I finally managed to enjoy my last Christmas present, which was to see Jess Glynne live at Manchester with my beautiful cousin. The trip spanned across two days, with it being part of her 21st birthday treat arranged by my parents. As she was being pampered for the afternoon, my mum and I ventured into the city centre. I knew I needed to get some clothes for my holiday, but after enjoying the time I was getting to spend with two wonderful family members, the anxieties didn’t seem to be rising as high as usual. Walking into a clothing store, I had a list of what I needed to get, but unlike my usual self, I found myself eying up other items, but not just eying them up, I was physically picking them up. Dungarees that I had fallen in love with, a potential skirt for one of the family weddings I am due to attend this year and a clingy dress all found their way into my basket. I was enjoying trying to find pairing for the items, with the promise of heading to the changing room to try out my creations. Sure enough, with Mum by my side, I ventured to the cubicle and started to undress. Each item I removed from my body presented a challenge as I looked in the full-length mirror. Struggling to wriggle my skirt passed my bum- a skirt that I used to have to wear with a vest and a jumper to make fit- I couldn’t help but chuckle to myself. Yes, I did the routine scrutinise of my body, but the feeling of jumping round a changing room to get in and out of clothing made a welcome change from fastening a garment for it to slide straight off my body and pool on the ground. Putting on my first outfit, I felt great; a pair of dungarees that didn’t drown me, and a t-shirt that exposed my no longer skeletal arms. As I peeled back the curtain I was greeted with multiple compliments, and the one thing that was the most special of all- a smile on my Mum’s face. I repeated the process with all of my chosen garments, and consequently purchased all of them. I felt confident and proud with how I handled the experience, and ultimately restored my faith in just how enjoyable- and normal- clothes shopping is!

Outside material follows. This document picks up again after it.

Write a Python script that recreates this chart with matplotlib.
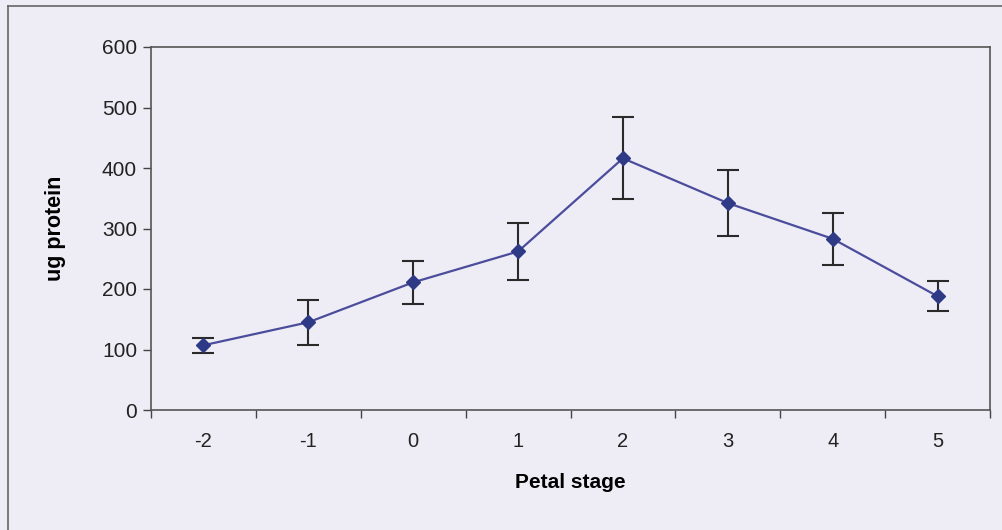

I want to find comfort in finding clothing that suits my body shape, and as difficult as it is for me to comprehend, I am aware that I need to gain more weight. After this positive experience, I have become somewhat reserved about this, as I felt so confident with my body shape as it is now. However, I hope that I can continue to fight these thoughts and feelings, as I have done for so long now, and take on this battle when it presents itself again.